The key to our life lies not so much in the events of our living, what happens to us, as in that fateful seed-image, that original vision of what we are meant to be, from the moment of conception or before.

I wonder if the whole identity in diversity question doesn't go much further than just the four or nine types of the Myers-Briggs or Enneagram models .. down to that unique individual image that resides in all of us six billion types on the planet. It is as if the moment we are born, the universe asks a question, and our lived-out life is the answer. "Events grow," wrote Ralph Waldo Emerson, "on the same stem as persons." Our individual biographies are important.

This past century's science has altered the way we look at everything. The old Newtonian clockwork cosmos has given way. Now the universe is described by relativity theory and by quantum mechanics. It's more like that curious storybook wonderland Alice plummeted into -- a huge swarm of ghostly particles in energetic communion, one with another, bubbling up and bursting out of nothing to expand, along with time itself, into immensity, and one in which the whole is physically implied in each and every part.

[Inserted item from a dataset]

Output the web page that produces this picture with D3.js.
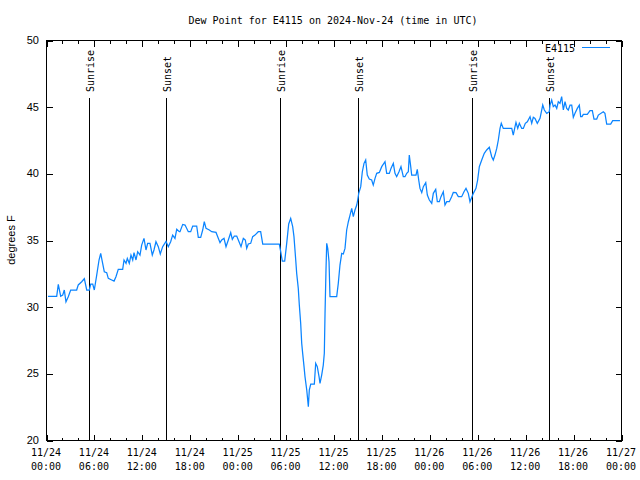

"The ultimate aim of this universe," says cosmologist Brian Swimme, "seems to rest in each particular being. The same creative power that created the galaxies and stars is heavily invested in us. We are each given a quantum of emergy at birth and we have this task to accomplish: to identify who we are."

Where is the cosmic adventure taking place? In each and every one of us. We must give birth to ourselves.

Steven Spielberg's popular movie Close Encounters of the Third Kind provides a perfect image for this dynamic, a nutshell sketch of the mystical quest for individuation. In the film, a number of people in a small Indiana town find themselves sharing a compelling inner sense that they must get to a particular location soon. Deep down, they feel themselves "invited" to this place, and each one finds himself or herself trying to draw, sculpt, or paint this inner image. One character uses mashed potatoes. Everyone else thinks they're nuts. But regardless of consequence, each one does that needs to be done to get to that location -- a mountain in Wyoming.

Haven't we all felt this way at times: invited? What is this inner image in you like? What did you most want to be when you grew up? In Close Encounters, the end of each one's quest was a communally shared, awe-filled contact with benevolent wisdom, power and delight. the very definition of the goal of a spiritual life.